Modern Macedonia emerged in 1945 as one of six constitutive republics of the Socialist Federal Republic of Yugoslavia (SFRY). When Yugoslavia disintegrated in the second half of 1991, Macedonia chose to assert its own independence rather than remain in a truncated Yugoslav state likely to be dominated by Serbia without the counterbalancing influences of Croatia and Slovenia. Macedonia declared independence on 8 September 1991, and today is a democratic multiparty state with a population of around 2 million.
According to the 2002 census results, Macedonians make up 64% of the total population, while Albanians are the biggest ethnic minority with 25%. Macedonia’s reforms in the last 15 years have been focused simultaneously on three issues: state building, democratic development and establishment of a functioning market economy. During the 1990s Macedonian political elites clashed with their ethnic Albanian counterparts over the basic idea behind the concept of the state. Various elements in the constitution, the census taking, laws on education, local self-government, and public display of national minority symbols, the ethnic make-up of the police, army, as well as the public administration, were all contested by ethnic Albanians in this period. pitting ethnic Albanian grievances against Macedonian fears for “their” country’s security and integrity.

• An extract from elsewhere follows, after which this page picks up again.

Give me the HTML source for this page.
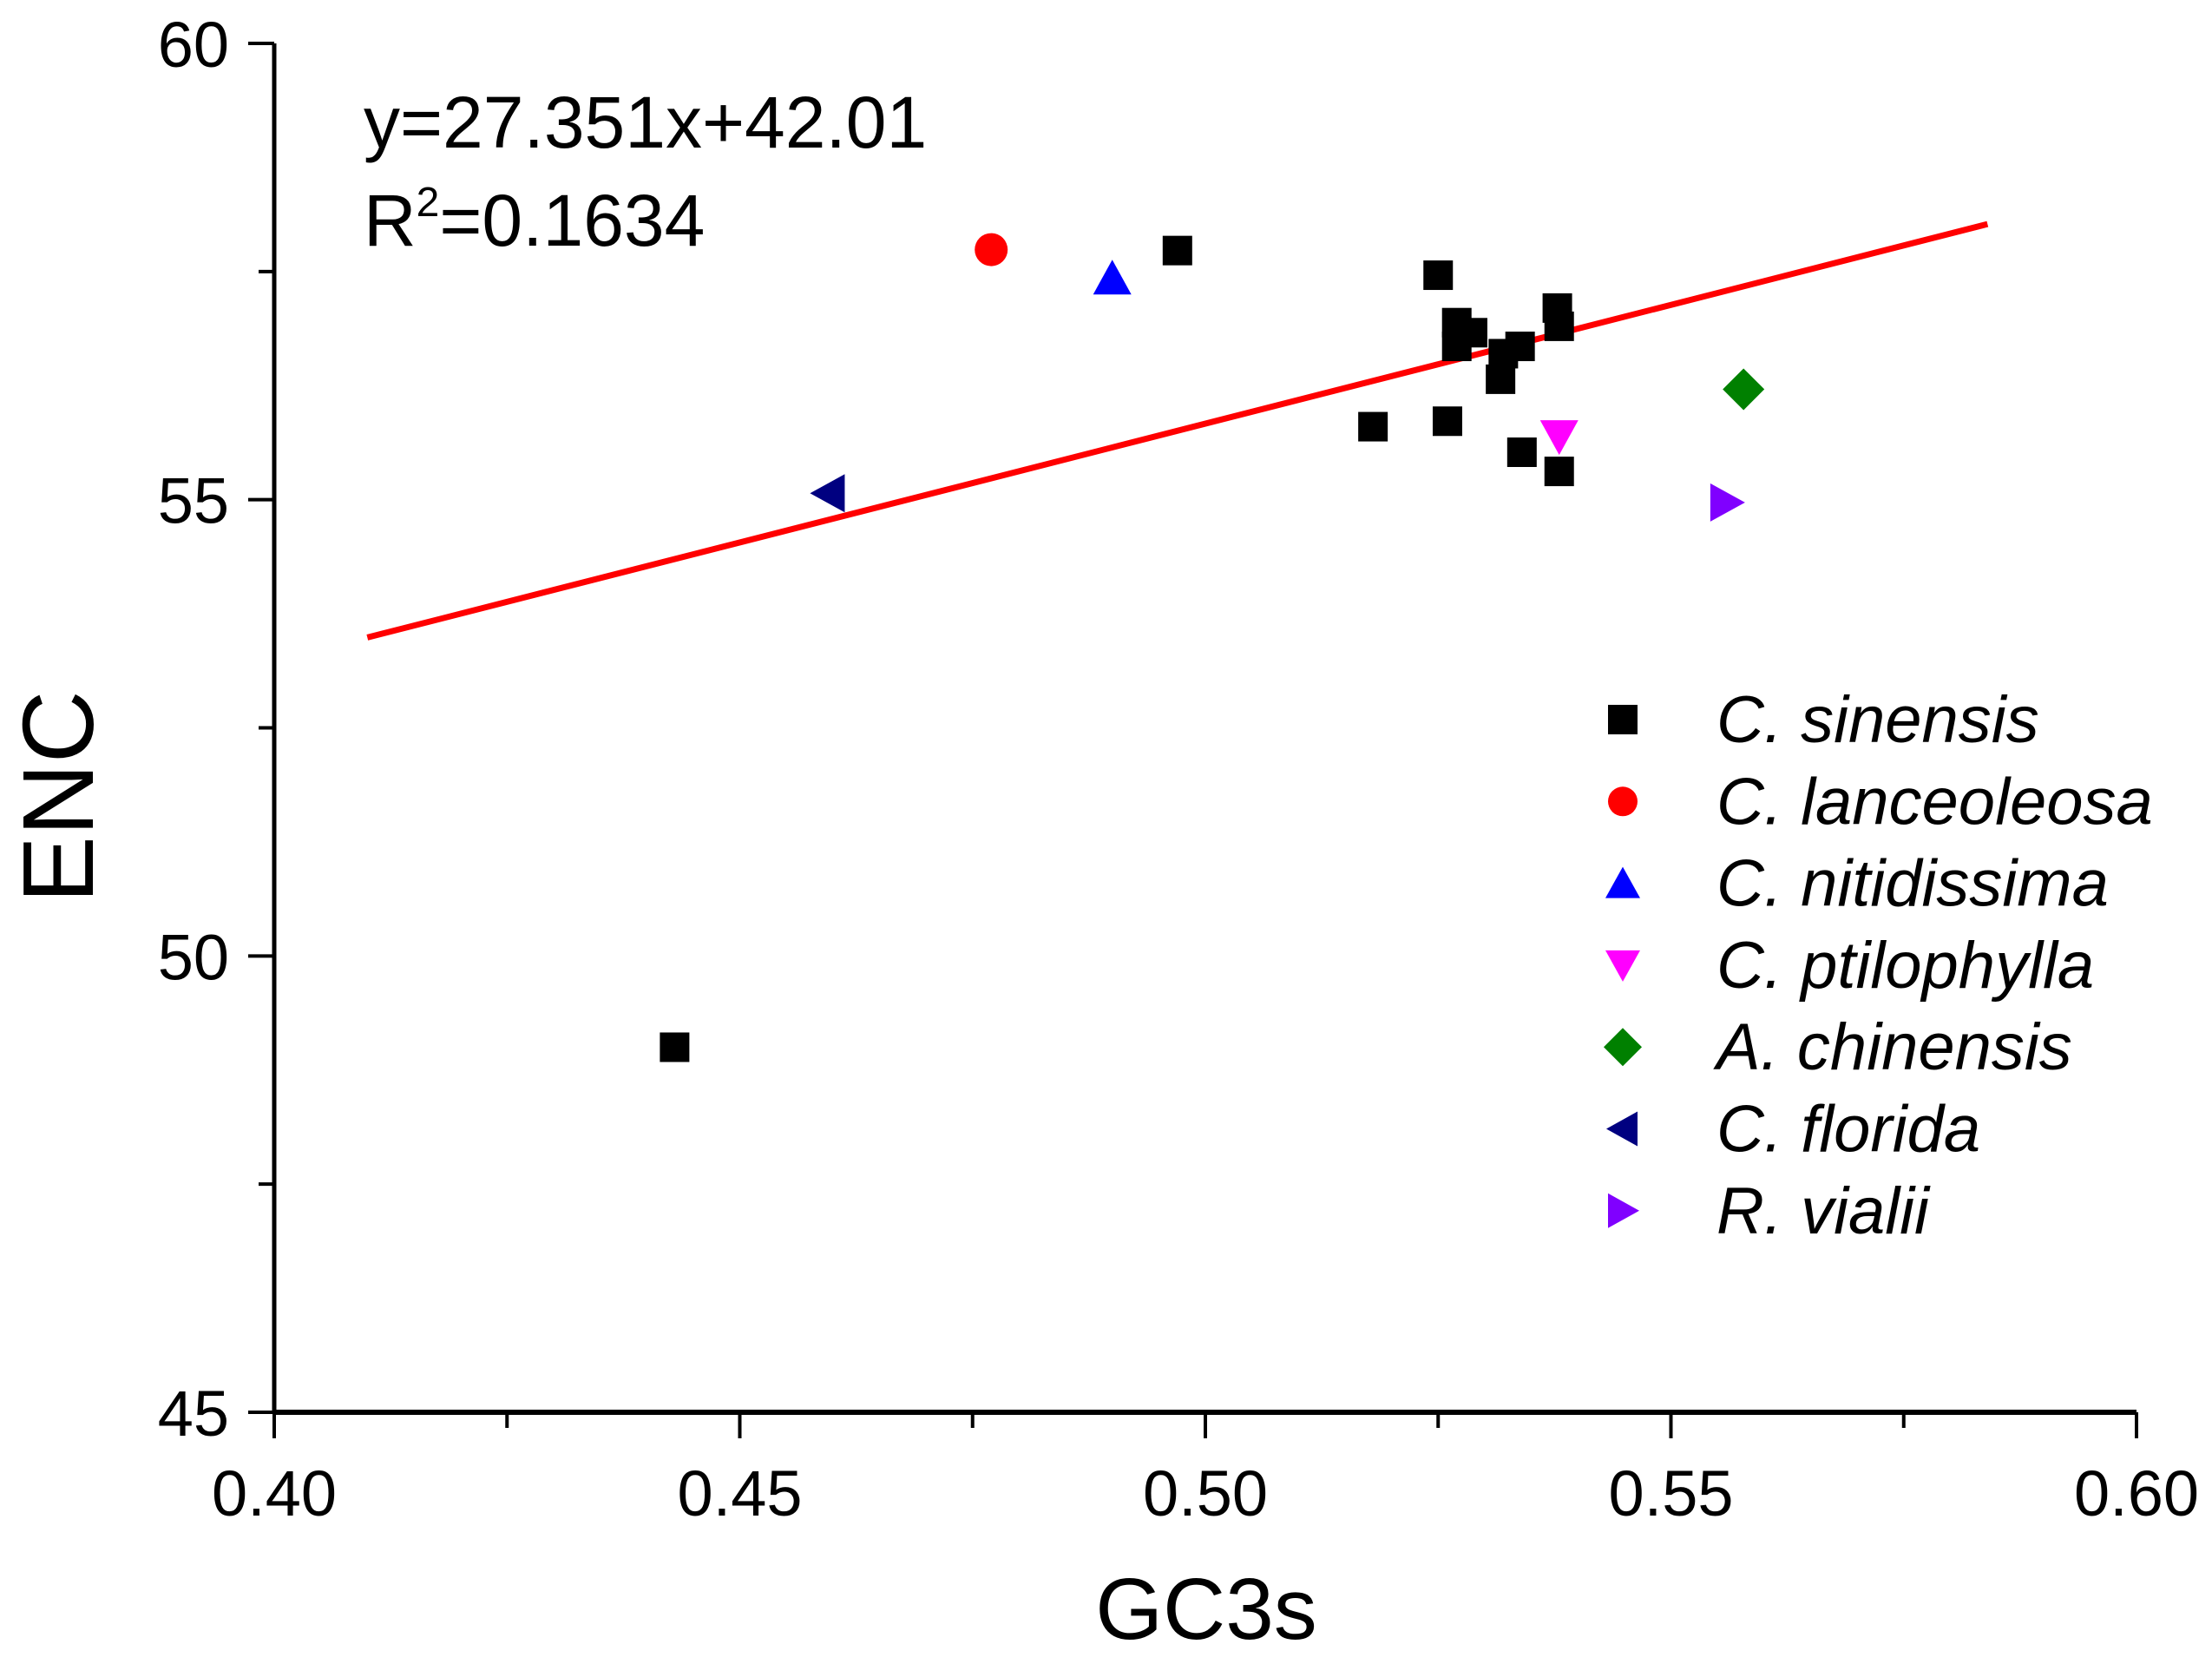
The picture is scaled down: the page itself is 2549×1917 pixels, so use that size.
<!DOCTYPE html>
<html><head><meta charset="utf-8"><style>body{margin:0;background:#fff}svg{display:block}text{font-family:"Liberation Sans",sans-serif}</style></head>
<body>
<svg id="chart" width="2549" height="1917" viewBox="0 0 2549 1917" xmlns="http://www.w3.org/2000/svg">
<g id="axes"></g>
<g id="fit"></g>
<g id="marks"></g>
<g id="legend"></g>
<text x="419" y="170" font-size="84">y=27.351x+42.01</text>
<text x="419" y="283" font-size="84">R<tspan font-size="48" dy="-34">2</tspan><tspan dy="34">=0.1634</tspan></text>
<text x="1390" y="1888" font-size="100" text-anchor="middle">GC3s</text>
<text x="0" y="0" font-size="116" text-anchor="middle" transform="translate(107,918) rotate(-90)">ENC</text>
</svg>
<script>
const xTicks=[0.40,0.45,0.50,0.55,0.60];
const yTicks=[45,50,55,60];
const xTickLabels=["0.40","0.45","0.50","0.55","0.60"];
const yTickLabels=["45","50","55","60"];
const speciesNames=["C. sinensis","C. lanceoleosa","C. nitidissima","C. ptilophylla","A. chinensis","C. florida","R. vialii"];
const speciesColors=["#000000","#ff0000","#0000ff","#ff00ff","#008000","#000080","#8000ff"];
const speciesShapes=["square","circle","up","down","diamond","left","right"];
const sinensisX=[0.443,0.497,0.518,0.525,0.526,0.527,0.527,0.5287,0.5317,0.532,0.5338,0.534,0.5378,0.538,0.538];
const sinensisY=[49.0,57.73,55.8,57.46,55.86,56.94,56.68,56.83,56.32,56.6,56.68,55.52,57.1,56.9,55.31];
const otherX=[0.477,0.490,0.538,0.5578,0.4595,0.556];
const otherY=[57.74,57.43,55.69,56.21,55.07,54.97];
const fitX=[0.41,0.584];
const fitY=[53.49,58.02];
const NS="http://www.w3.org/2000/svg";
const X0=316,X1=2462,Y0=1627,Y1=50;
const sx=v=>X0+(v-0.40)/(0.60-0.40)*(X1-X0);
const sy=v=>Y0-(v-45)/(60-45)*(Y0-Y1);
function mk(tag,attrs,parent){const e=document.createElementNS(NS,tag);for(const k in attrs)e.setAttribute(k,attrs[k]);parent.appendChild(e);return e;}
const axes=document.getElementById('axes');
let a=mk('line',{x1:X0-2,y1:Y0,x2:X1,y2:Y0,stroke:'#000','stroke-width':6},axes);


a=mk('line',{x1:X0,y1:Y0+2,x2:X0,y2:Y1,stroke:'#000','stroke-width':5},axes);


for(let i=0;i<=8;i++){const v=0.40+i*0.025;const major=i%2==0;
 const t=mk('line',{x1:sx(v),y1:Y0,x2:sx(v),y2:Y0+(major?30:18),stroke:'#000','stroke-width':4},axes);
 
 }
xTicks.forEach((v,i)=>{const t=mk('text',{x:sx(v),y:1746,'font-size':74,'text-anchor':'middle'},axes);t.textContent=xTickLabels[i];
 
 });
for(let i=0;i<=6;i++){const v=45+i*2.5;const major=i%2==0;
 const t=mk('line',{x1:X0-(major?30:18),y1:sy(v),x2:X0,y2:sy(v),stroke:'#000','stroke-width':4},axes);
 
 }
yTicks.forEach((v,i)=>{const t=mk('text',{x:264,y:sy(v)+27,'font-size':74,'text-anchor':'end'},axes);t.textContent=yTickLabels[i];
 
 });
const fl=mk('line',{x1:sx(fitX[0]),y1:sy(fitY[0]),x2:sx(fitX[1]),y2:sy(fitY[1]),stroke:'#ff0000','stroke-width':7},document.getElementById('fit'));


function marker(shape,cx,cy,s,color,parent){
 let e;
 if(shape==='square')e=mk('rect',{x:cx-s/2,y:cy-s/2,width:s,height:s,fill:color},parent);
 else if(shape==='circle')e=mk('circle',{cx:cx,cy:cy,r:s/2,fill:color},parent);
 else{let p;const h=s/2;
  if(shape==='up')p=[[cx,cy-h-2],[cx-h-3,cy+h],[cx+h+3,cy+h]];
  if(shape==='down')p=[[cx,cy+h+2],[cx-h-3,cy-h],[cx+h+3,cy-h]];
  if(shape==='left')p=[[cx-h-2,cy],[cx+h,cy-h-3],[cx+h,cy+h+3]];
  if(shape==='right')p=[[cx+h+2,cy],[cx-h,cy-h-3],[cx-h,cy+h+3]];
  if(shape==='diamond')p=[[cx,cy-h-5],[cx+h+5,cy],[cx,cy+h+5],[cx-h-5,cy]];
  e=mk('polygon',{points:p.map(q=>q.join(',')).join(' '),fill:color},parent);}
 return e;}
const marks=document.getElementById('marks');
sinensisX.forEach((v,i)=>{const e=marker('square',sx(v),sy(sinensisY[i]),34,'#000',marks);
 
 });
otherX.forEach((v,i)=>{const e=marker(speciesShapes[i+1],sx(v),sy(otherY[i]),38,speciesColors[i+1],marks);
 
 });
const leg=document.getElementById('legend');
speciesNames.forEach((n,i)=>{const y=829+i*94.3;
 const m=marker(speciesShapes[i],1870,y,34,speciesColors[i],leg);
 
 
 const t=mk('text',{x:1978,y:y+26,'font-size':76,'font-style':'italic'},leg);t.textContent=n;
 
 });
</script>
</body></html>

While ethnic Macedonians have insisted on a unitary nation-state, ethnic Albanians have refused to be considered as an ethnic minority in a Macedonian nation-state and have advocated for an official bi-ethnic state system. Political transformation was formulated as a zero-sum game,
Armed conflict erupted between Albanian rebels and government forces in 2001 but was quickly ended through an EU- and U.S.-mediated agreement, signed in August of that year. The so-called Ohrid Agreement envisioned a series of political and constitutional reforms, fulfilling much of the demands raised by the Macedonian Albanians throughout the 1990s and introducing some features of power sharing, such as a system of double majorities requiring consent from minorities represented in the parliament to key decisions of parliament, a substantial degree of municipal decentralization, equitable representation in the public administration of the non-majority communities, as well as confidence-building measures to overcome the immediate consequences of the 2001 conflict. Furthermore, the agreement established the principle of achieving equitable and just representation in public administration at the national and local level as the highest priority, a key reform in the public sector.
The process of interethnic consolidation based on the Ohrid Agreement is supported by the European Union. The European Union uses the Ohrid Framework Agreement as a key conditionality for further integration of Macedonia. In 2001 Macedonia signed a Stabilization and Association Agreement (SAA) with the European Union that envisaged the successive liberalization of trade and established an institutional framework for cooperation.
Since December 2005 Macedonia has been an official candidate for EU membership. This book is an important contribution to the study of the new political history of Macedonia. It deals with a number of important issues since independence including the problem with the Greek objections to the name of the country and the impossibility to brand the nation on the global scale. Issues such as war crimes, the role of international organizations, economic successes and failures, problems of democratization and consolidation are all dealt by the authors of the book. It identifies challenges, failures and successes, but most importantly it also provides important recommendations for the future.